Tuesday, 3 January 2017

October 2016: time to bring in the chillies and tomatoes

October is often a mild month and many of the summer crops are still growing, albeit slowly. There were some cold nights and the threat of frosts towards the end of the month so time to pick the chillies. There was a good crop on the plants that made it past the seedling stage but I lost most of them right at the start of the year. 

I always start the chillies indoors but we don't have an area in the house that is consistently warm enough for them. So, I use a propagator. Unfortunately, it is a very basic model: either on or off and if left on for too long it can get too hot. I was away for two days running some workshops and forgot to switch it off. On my return I was greeted with cooked chilli seedlings. A mistake I won't make again and time to invest in a thermostatically controlled propagator.

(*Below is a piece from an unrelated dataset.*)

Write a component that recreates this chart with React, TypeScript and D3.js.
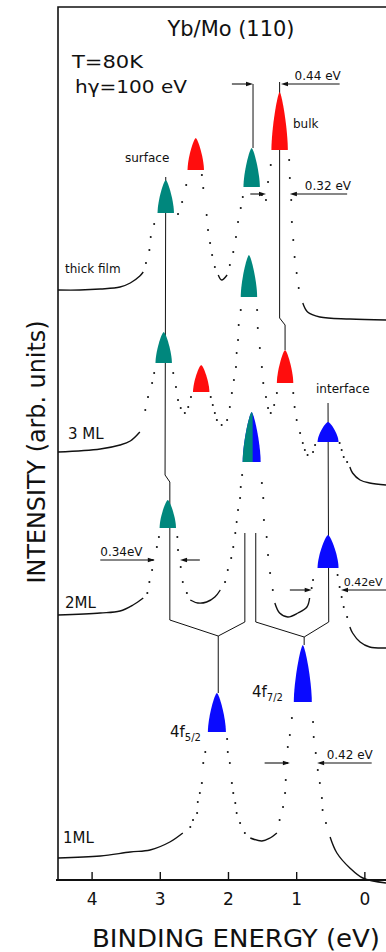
import React from 'react';
import * as d3 from 'd3';

type Pt = [number, number];

// Yb 4f spectra: binding energy (eV), intensity above the spectrum's own baseline (arb. units)
const thickFilm: Pt[] = [
  [4.5, 0], [4.18, 0], [3.88, 0.1], [3.59, 0.3], [3.44, 0.7], [3.3, 1.4], [3.25, 1.8],
  [3.21, 2.7], [3.16, 4.0], [3.14, 5.3], [3.09, 6.6],
  [2.74, 7.6], [2.68, 8.8], [2.62, 10.5],
  [2.39, 11.5], [2.37, 10.2], [2.32, 7.5], [2.3, 6.0], [2.27, 4.7], [2.24, 3.5], [2.2, 2.3],
  [2.15, 1.5], [2.1, 1.0], [2.02, 1.5], [1.98, 2.5], [1.93, 3.8], [1.89, 5.3], [1.86, 6.8],
  [1.82, 8.2], [1.79, 9.3],
  [1.51, 9.5], [1.45, 9.0], [1.42, 10.8], [1.38, 12.5],
  [1.11, 13.0], [1.1, 11.2], [1.08, 9.0], [1.07, 6.8], [1.05, 5.0], [1.03, 3.3], [1.0, 1.7],
  [0.97, 0.2], [0.91, -1.3], [0.84, -2.2], [0.66, -2.7], [0.22, -2.9], [-0.31, -3.0],
];

const ml3: Pt[] = [
  [4.5, 0], [3.88, 0.3], [3.59, 0.7], [3.44, 1.1], [3.3, 2.0],
  [3.22, 4.2], [3.18, 5.5], [3.12, 6.9], [3.09, 7.9],
  [2.81, 7.9], [2.77, 6.5], [2.74, 5.2], [2.7, 4.4], [2.64, 3.9], [2.59, 4.5], [2.55, 5.5],
  [2.26, 5.5], [2.23, 4.7], [2.2, 3.9], [2.17, 3.2], [2.1, 2.7], [2.02, 3.2], [1.98, 4.5],
  [1.95, 5.9], [1.92, 7.2], [1.89, 8.5], [1.88, 9.9], [1.86, 11.2], [1.85, 12.7], [1.82, 14.2],
  [1.58, 14.2], [1.57, 12.4], [1.54, 10.4], [1.51, 8.5], [1.49, 6.9], [1.45, 5.5], [1.42, 4.4],
  [1.38, 3.9], [1.33, 4.7], [1.29, 5.9],
  [1.05, 5.9], [1.03, 4.5], [1.0, 3.2], [0.95, 1.9], [0.91, 0.9], [0.88, 0.2], [0.84, -0.3],
  [0.76, 0.0], [0.73, 0.7],
  [0.37, 0.9], [0.34, 0.2], [0.31, -0.5], [0.26, -1.0], [0.22, -1.5], [0.18, -2.1],
  [0.07, -2.8], [-0.07, -3.1], [-0.31, -3.3],
];

const ml2: Pt[] = [
  [4.5, 0], [3.88, 0.2], [3.59, 0.4], [3.4, 1.0], [3.25, 1.7],
  [3.19, 2.2], [3.16, 3.3], [3.12, 4.5], [3.11, 5.5], [3.05, 6.8], [3.02, 7.8],
  [2.75, 7.8], [2.74, 6.5], [2.7, 4.8], [2.67, 3.3], [2.61, 2.2], [2.56, 1.5], [2.45, 1.2],
  [2.32, 1.3], [2.2, 1.8], [2.12, 2.5], [2.05, 3.3], [2.01, 4.5], [1.96, 5.7], [1.93, 6.8],
  [1.9, 8.2], [1.88, 9.3], [1.86, 10.5], [1.83, 11.7], [1.82, 12.8], [1.8, 14.0],
  [1.51, 13.2], [1.49, 11.7], [1.48, 9.5], [1.44, 7.8], [1.42, 6.0], [1.39, 4.2], [1.35, 2.5],
  [1.32, 1.2], [1.25, 0.2], [1.13, -0.2], [0.98, 0.2], [0.85, 0.8], [0.81, 1.7], [0.78, 2.7],
  [0.76, 3.5],
  [0.4, 4.0], [0.37, 2.8], [0.34, 1.8], [0.31, 0.8], [0.26, -0.2], [0.22, -1.2], [0.18, -1.8],
  [0.07, -2.7], [-0.07, -3.2], [-0.31, -3.3],
];

const ml1: Pt[] = [
  [4.5, 0], [3.88, 0.2], [3.44, 0.6], [3.15, 0.8], [2.86, 1.6], [2.67, 2.5],
  [2.56, 3.1], [2.52, 3.8], [2.46, 4.5], [2.45, 5.6], [2.42, 6.5], [2.39, 7.5], [2.37, 9.5],
  [2.34, 10.6],
  [2.02, 11.9], [2.01, 10.6], [1.98, 9.5], [1.95, 7.5], [1.93, 6.5], [1.9, 5.5], [1.88, 4.5],
  [1.83, 3.5], [1.76, 2.5], [1.68, 2.0], [1.51, 1.7], [1.39, 2.0], [1.29, 2.5], [1.25, 3.8],
  [1.2, 5.1], [1.17, 6.5], [1.16, 7.8], [1.14, 9.5], [1.13, 11.1], [1.1, 12.3], [1.07, 14.0],
  [0.76, 13.6], [0.75, 12.1], [0.72, 10.5], [0.69, 8.8], [0.66, 7.5], [0.63, 6.0], [0.62, 4.8],
  [0.57, 3.5], [0.51, 2.1], [0.41, 0.5], [0.22, -1.0], [0.03, -2.0], [-0.31, -2.5],
];

// peak markers: [energy, base, top, component]
type Peak = [number, number, number, string];
const thickFilmPeaks: Peak[] = [
  [2.92, 7.7, 11.0, 'surface'], [2.48, 12.0, 15.2, 'bulk'],
  [1.66, 10.3, 14.2, 'surface'], [1.25, 14.0, 19.8, 'bulk'],
];
const ml3Peaks: Peak[] = [
  [2.95, 8.9, 12.0, 'surface'], [2.4, 6.0, 8.7, 'bulk'], [1.7, 15.5, 19.7, 'surface'],
  [1.17, 6.9, 10.2, 'bulk'], [0.54, 1.0, 3.0, 'interface'],
];
const ml2Peaks: Peak[] = [
  [2.89, 8.7, 11.5, 'surface'], [1.66, 15.3, 20.3, 'mixed'], [0.54, 4.7, 8.0, 'interface'],
];
const ml1Peaks: Peak[] = [[2.17, 12.6, 16.5, 'interface'], [0.91, 15.6, 21.3, 'interface']];

const spectra = [
  { name: 'thick film', offset: 59.0, data: thickFilm, peaks: thickFilmPeaks, solid: [[4.5, 3.25], [2.16, 2.02], [0.92, -0.31]] },
  { name: '3 ML', offset: 42.8, data: ml3, peaks: ml3Peaks, solid: [[4.5, 3.3], [0.22, -0.31]] },
  { name: '2ML', offset: 26.5, data: ml2, peaks: ml2Peaks, solid: [[4.5, 3.25], [2.56, 2.12], [1.32, 0.81], [0.22, -0.31]] },
  { name: '1ML', offset: 2.2, data: ml1, peaks: ml1Peaks, solid: [[4.5, 2.67], [1.68, 1.29], [0.52, -0.31]] },
];

// connecting lines between peaks, [energy, absolute intensity]
const guideLines: Pt[][] = [
  [[2.92, 70.3], [2.93, 40.5], [2.86, 39.8], [2.86, 26.0], [2.15, 24.4], [2.15, 18.7]],
  [[1.76, 34.7], [1.76, 25.8], [2.15, 24.4]],
  [[1.6, 34.7], [1.6, 25.8], [0.89, 24.3], [0.89, 23.5]],
  [[0.54, 47.7], [0.53, 25.8], [0.89, 24.3]],
  [[1.25, 79.8], [1.25, 56.2], [1.17, 55.5], [1.17, 53.0]],
  [[1.64, 79.6], [1.64, 73.2]],
];

// width markers: two arrows pointing at each other
const widthMarks = [
  { label: '0.44 eV', level: 79.6, left: [1.95, 1.64], right: [0.37, 1.23], labelE: 1.03, size: 12 },
  { label: '0.32 eV', level: 68.6, left: [1.68, 1.45], right: [0.26, 1.1], labelE: 0.88, size: 12 },
  { label: '0.34eV', level: 32.0, left: [3.88, 3.08], right: [2.42, 2.71], labelE: 3.88, size: 12 },
  { label: '0.42eV', level: 29.0, left: [1.1, 0.78], right: [-0.31, 0.35], labelE: 0.31, size: 11 },
  { label: '0.42 eV', level: 11.7, left: [1.47, 1.1], right: [-0.1, 0.7], labelE: 0.56, size: 12 },
];

const xTicks = [4, 3, 2, 1, 0];

const colors: Record<string, string> = {
  surface: '#00877d',
  bulk: '#ff0d0d',
  interface: '#0a0aff',
};

const font = '"DejaVu Sans", Arial, sans-serif';

export default function App() {
  const W = 386;
  const H = 952;
  const x = d3.scaleLinear().domain([4.5, -0.31]).range([58, 386]);
  const y = d3.scaleLinear().domain([0, 87.3]).range([880, 7]);

  const lineAbs = d3
    .line<Pt>()
    .x((d) => x(d[0]))
    .y((d) => y(d[1]));

  // rounded-triangle peak marker
  const bullet = (cx: number, yb: number, yt: number, w: number) => {
    const h = yb - yt;
    return `M${cx - w},${yb} C${cx - w},${yb - h * 0.35} ${cx - w * 0.3},${yt + h * 0.04} ${cx},${yt} C${cx + w * 0.3},${yt + h * 0.04} ${cx + w},${yb - h * 0.35} ${cx + w},${yb} Z`;
  };

  const arrow = (e1: number, e2: number, level: number, key: string) => {
    const x1 = x(e1);
    const x2 = x(e2);
    const yy = y(level);
    const dir = Math.sign(x2 - x1);
    return (
      <g key={key}>
        <line x1={x1} x2={x2 - dir * 3} y1={yy} y2={yy} stroke="#111" strokeWidth={1.1} />
        <path d={`M${x2},${yy} L${x2 - dir * 7},${yy - 2.3} L${x2 - dir * 7},${yy + 2.3} Z`} fill="#111" />
      </g>
    );
  };

  return (
    <>
      <style>{`body{margin:0}`}</style>
      <svg width={W} height={H} style={{ display: 'block', background: '#fff' }} fontFamily={font}>
        {/* frame and axis */}
        <path d={`M${W + 2},7 H58 V880`} fill="none" stroke="#111" strokeWidth={1.6} />
        <line x1={56} x2={W + 2} y1={880} y2={880} stroke="#111" strokeWidth={1.8} />
        {xTicks.map((t) => (
          <g key={t}>
            <line x1={x(t)} x2={x(t)} y1={880} y2={872} stroke="#111" strokeWidth={1.4} />
            <text x={x(t)} y={905} textAnchor="middle" fontSize={17} fill="#111">
              {t}
            </text>
          </g>
        ))}
        <text x={92} y={947} fontSize={25} textLength={288} lengthAdjust="spacingAndGlyphs" fill="#111">
          BINDING ENERGY  (eV)
        </text>
        <text
          transform="translate(45,452) rotate(-90)"
          textAnchor="middle"
          fontSize={24}
          textLength={263}
          lengthAdjust="spacingAndGlyphs"
          fill="#111"
        >
          INTENSITY (arb. units)
        </text>

        {/* guide lines */}
        {guideLines.map((g, i) => (
          <path key={i} d={lineAbs(g) || ''} fill="none" stroke="#111" strokeWidth={1} />
        ))}

        {/* spectra */}
        {spectra.map((s) => {
          const inSolid = (e: number) => s.solid.some(([a, b]) => e <= a + 1e-9 && e >= b - 1e-9);
          const line = d3
            .line<Pt>()
            .x((d) => x(d[0]))
            .y((d) => y(s.offset + d[1]))
            .curve(d3.curveCatmullRom.alpha(0.5));
          return (
            <g key={s.name}>
              {s.solid.map(([a, b], i) => {
                const seg = s.data.filter((d) => d[0] <= a + 1e-9 && d[0] >= b - 1e-9);
                return <path key={i} d={line(seg) || ''} fill="none" stroke="#111" strokeWidth={1.4} />;
              })}
              {s.data
                .filter((d) => !inSolid(d[0]))
                .map((d, i) => (
                  <circle key={i} cx={x(d[0])} cy={y(s.offset + d[1])} r={1.05} fill="#111" />
                ))}
            </g>
          );
        })}

        {/* peak markers */}
        <defs>
          {spectra.map((s) =>
            s.peaks
              .filter((p) => p[3] === 'mixed')
              .map((p, i) => (
                <clipPath id={`mix-${i}-${s.name.replace(/\s/g, '')}`} key={`${s.name}-${i}`}>
                  <rect x={x(p[0]) - 20} y={0} width={21} height={H} />
                </clipPath>
              ))
          )}
        </defs>
        {spectra.map((s) =>
          s.peaks.map((p, i) => {
            const cx = x(p[0]);
            const yb = y(s.offset + p[1]);
            const yt = y(s.offset + p[2]);
            const w = p[3] === 'interface' ? (s.offset < 10 ? 9 : 10.5) : p[3] === 'mixed' ? 9 : 8.2;
            const d = bullet(cx, yb, yt, w);
            if (p[3] === 'mixed') {
              const k = s.peaks.slice(0, i).filter((q) => q[3] === 'mixed').length;
              return (
                <g key={`${s.name}-${i}`}>
                  <path d={d} fill={colors.interface} />
                  <path d={d} fill={colors.surface} clipPath={`url(#mix-${k}-${s.name.replace(/\s/g, '')})`} />
                </g>
              );
            }
            return <path key={`${s.name}-${i}`} d={d} fill={colors[p[3]]} />;
          })
        )}

        {/* width arrows */}
        {widthMarks.map((m, i) => (
          <g key={i}>
            {arrow(m.left[0], m.left[1], m.level, `l${i}`)}
            {arrow(m.right[0], m.right[1], m.level, `r${i}`)}
            <text x={x(m.labelE)} y={y(m.level) - 4} fontSize={m.size} fill="#111">
              {m.label}
            </text>
          </g>
        ))}

        {/* texts */}
        <text x={231} y={36} textAnchor="middle" fontSize={20.5} textLength={127} lengthAdjust="spacingAndGlyphs" fill="#111">
          Yb/Mo (110)
        </text>
        <text x={72} y={68} fontSize={18.5} textLength={71} lengthAdjust="spacingAndGlyphs" fill="#111">
          T=80K
        </text>
        <text x={75} y={93} fontSize={18.5} textLength={112} lengthAdjust="spacingAndGlyphs" fill="#111">
          hγ=100 eV
        </text>
        <text x={125} y={162} fontSize={12} fill="#111">surface</text>
        <text x={293} y={128} fontSize={12} fill="#111">bulk</text>
        <text x={65} y={273} fontSize={12} fill="#111">thick film</text>
        <text x={316} y={393} fontSize={12} fill="#111">interface</text>
        <text x={68} y={439} fontSize={15} fill="#111">3 ML</text>
        <text x={65} y={608} fontSize={15} fill="#111">2ML</text>
        <text x={63} y={843} fontSize={15} fill="#111">1ML</text>
        <text x={170} y={737} fontSize={15} fill="#111">
          4f<tspan dy={4} fontSize={10}>5/2</tspan>
        </text>
        <text x={252} y={697} fontSize={15} fill="#111">
          4f<tspan dy={4} fontSize={10}>7/2</tspan>
        </text>
      </svg>
    </>
  );
}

We picked all of the tomatoes and brought them indoors regardless of whether they were ripe or not. Some were beginning to turn and have been left to ripen in the kitchen. Others were nowhere near ready to ripen and used up in stir fries and omelettes. The last big green courgettes were picked but the baby yellow ones were left until frosts and slugs threatened. 

And I found I had a single, lone aubergine. When we started growing our own veg we had several years of successfully growing aubergines in pots outside (we don't have a greenhouse) but we then had three years when we didn't have the right weather at the right time. We gave up after that but this year I was given a plant so I thought I'd try again. I was underwhelmed by the yield but it was probably not the right variety for growing outdoors. They are not on my list for 2017.  


The runner bean seeds have been collected for next year. I've been saving these for so many years that I'm no longer sure what varieties I have apart from the white ones, which are Moonlight. Moonlight, however, has been a perennial disappointment. I have tried different suppliers as well as our own and grown in different locations. The plants grow well, they produce plenty of flowers but we get hardly any beans from them. All the other varieties we grow have been fantastic this year. 

I have no idea where we are going wrong with Moonlight but we shall try again in 2017. We are enlisting the help of friends who will grow some plants from two of our batches of seed so that we can see it really is us or the seeds that is the problem. 

The garlic has been planted and this year we have three heritage varieties: Red Duke, Mikulov and Bohemian Rose. 

Outside of the garden it has been a good year for Rowan berries. There is still rowan berry jelly in the cupboard so this time I made marmalade with the juice and some citrus fruit. 


The wasps that have been nesting in the kitchen roof space have been dying off in small batches over the last couple of weeks and this morning it looked as they were all on the way out. This sight was repeated across all three kitchen windows. But there are still dozens, if not hundreds, of them buzzing in and out of the nest so a lot more to go. The windows are covered in streaks of some sort of sticky goo but there is no way I am going to attempt to clean them while there are wasps still around.
Squash harvest minus five already eaten!